Le ipotesi sono moltissime: stipendi non pagati e differenze retributive derivanti da lavoro straordinario; diritto al corretto inquadramento per avere ricevuto assegnate, per un dato arco temporale, mansioni proprie di un profilo professionale superiore a quello di inquadramento; risarcimento per infortuni sul lavoro o malattie professionali, ecc.

D’ora in poi coloro che rivendicano un diritto ricompreso tra le ipotesi sopra elencati (ma la lista sarebbe molto lunga) possono attendere la fine del rapporto di lavoro prima di effettuarne la rivendica, senza temere che la prescrizione faccia perdere loro ogni diritto.

Bisogna però tenere a mente che solo i diritti non prescritti al 18 luglio 2012 potranno ancora essere esercitati. Se a quella data la prescrizione (annuale, triennale, quinquennale o decennale a seconda delle fattispecie) era già decorsa, non vi sono più possibilità di rivendicare i diritti.

Proviamo a fare degli esempi in aziende che rientrano in tutela reale.

Ho avuto un infortunio sul lavoro il 19 luglio 2002; il diritto al risarcimento si prescrive in 10 anni e dunque il 19 luglio 2012. Visto che la prescrizione maturava dal giorno successivo a quella considerata spartiacque e dal 18 luglio 2012 non decorre più in costanza di lavoro, sono ancora in termini per fare le mie rivendicazioni risarcitorie.

Se l’infortunio sul lavoro fosse avvenuto il 10 luglio 2002 il mio diritto al risarcimento sarebbe invece prescritto a meno che tra il 18 luglio 2002 e il 17 luglio 2012 non abbia inviato una diffida interruttiva della prescrizione.

Vediamo il caso del diritto all’inquadramento superiore la cui prescrizione è decennale. Ho svolto per un anno mansioni superiori nel lontano 2003 e l’azienda mi ha riassegnato a quelle proprie del mio inquadramento l’anno successivo. Posso richiedere l’inquadramento alla categoria superiore (termine di prescrizione decennale). Ho invece perso il diritto a richiedere le conseguenti differenze retributive perché soggette a prescrizione quinquennale. Avrò invece diritto alle differenze retributive conseguenti alle superiori mansioni svolte negli anni 2003/2004 a decorrere da quando le richiederò formalmente in conseguenza della richiesta di superiore inquadramento.

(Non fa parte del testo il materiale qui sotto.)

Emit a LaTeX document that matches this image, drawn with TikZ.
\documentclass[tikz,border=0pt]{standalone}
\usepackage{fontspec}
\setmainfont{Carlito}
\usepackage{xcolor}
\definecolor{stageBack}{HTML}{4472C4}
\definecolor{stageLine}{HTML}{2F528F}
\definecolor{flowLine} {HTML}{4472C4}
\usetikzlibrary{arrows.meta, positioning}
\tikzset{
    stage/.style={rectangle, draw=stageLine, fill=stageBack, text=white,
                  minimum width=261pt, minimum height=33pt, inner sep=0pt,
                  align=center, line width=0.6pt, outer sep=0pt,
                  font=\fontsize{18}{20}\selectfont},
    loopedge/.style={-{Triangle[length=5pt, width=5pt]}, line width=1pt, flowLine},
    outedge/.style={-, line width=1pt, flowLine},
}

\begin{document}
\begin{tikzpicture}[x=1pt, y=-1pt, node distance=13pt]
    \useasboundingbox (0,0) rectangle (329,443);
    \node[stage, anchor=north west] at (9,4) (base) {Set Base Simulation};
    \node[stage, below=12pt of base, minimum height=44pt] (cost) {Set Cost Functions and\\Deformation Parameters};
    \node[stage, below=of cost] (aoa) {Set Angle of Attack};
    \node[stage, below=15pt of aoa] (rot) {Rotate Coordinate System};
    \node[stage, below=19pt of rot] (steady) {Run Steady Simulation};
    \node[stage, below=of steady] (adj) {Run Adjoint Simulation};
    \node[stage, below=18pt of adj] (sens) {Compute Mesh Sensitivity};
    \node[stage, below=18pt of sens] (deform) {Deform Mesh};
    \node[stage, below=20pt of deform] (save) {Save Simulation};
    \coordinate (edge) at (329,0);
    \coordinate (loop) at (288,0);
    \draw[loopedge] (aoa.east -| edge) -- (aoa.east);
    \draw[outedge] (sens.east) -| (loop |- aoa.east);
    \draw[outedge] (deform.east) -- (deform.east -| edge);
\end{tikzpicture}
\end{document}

Nel caso di danni da demansionamento (vedere nostro articolo Assegnazione a mansioni inferiori. Demansionamento) soggetto anch’esso al termine di prescrizione decennale, il ragionamento è analogo. Se il demansionamento è cessato prima del 18 luglio 2002 non avrò diritto a richiedere i danni, se invece è perdurato almeno sino a quella data sono ancora in termini per esercitare i miei diritti. Considerato che il demansionamento, come abbiamo sopra ricordato, è un illecito permanente e che la prescrizione dunque non decorre finché la condizione di demansionamento non cessa, potremmo oggi chiedere danni da demansionamento risalenti a decine di anni addietro: sono stato demansionato sin dal 1990 e fino all’agosto 2012. A distanza di oltre 30 anni posso chiedere conto di quanto mi è accaduto sin dal 1990.

Conseguenze sulle dinamiche aziendali e sui processi in corso

Inutile dire che la sentenza della Corte di Cassazione, seppure non inaspettata, avrà enormi conseguenze sulla programmazione dei rischi effettuata dalle aziende con i requisiti dimensionali propri della tutela reale. Gli uffici del personale hanno tirato una riga su molte situazioni foriere di costi (differenze retributive, inquadramenti, risarcimenti, ecc.) che invece possono risorgere se il lavoratore deciderà di attivarsi eventualmente attendendo la fine del rapporto di lavoro. Le aziende potrebbero tentare di risolvere le situazioni più a rischio proponendo conciliazioni in sede protetta senza attendere la vertenza.

Anche i processi in corso ne subiranno gli effetti. Tutti i giuslavoristi patrocinano cause dove la prescrizione anche parziale gioca un ruolo fondamentale. Dato che non è rilevabile d’ufficio dal giudice ma può essere pronunciata solo su istanza di parte (dell’azienda in questo caso) capita spesso che l’avvocato che patrocina il lavoratore richieda tutti i diritti, anche la quota parte prescritta (confidando che la controparte non eccepisca la prescrizione magari per dimenticanza). Ebbene in questo caso gli effetti della sentenza sulla somma richiesta possono spostare anche di moltissimo l’esito economico del processo.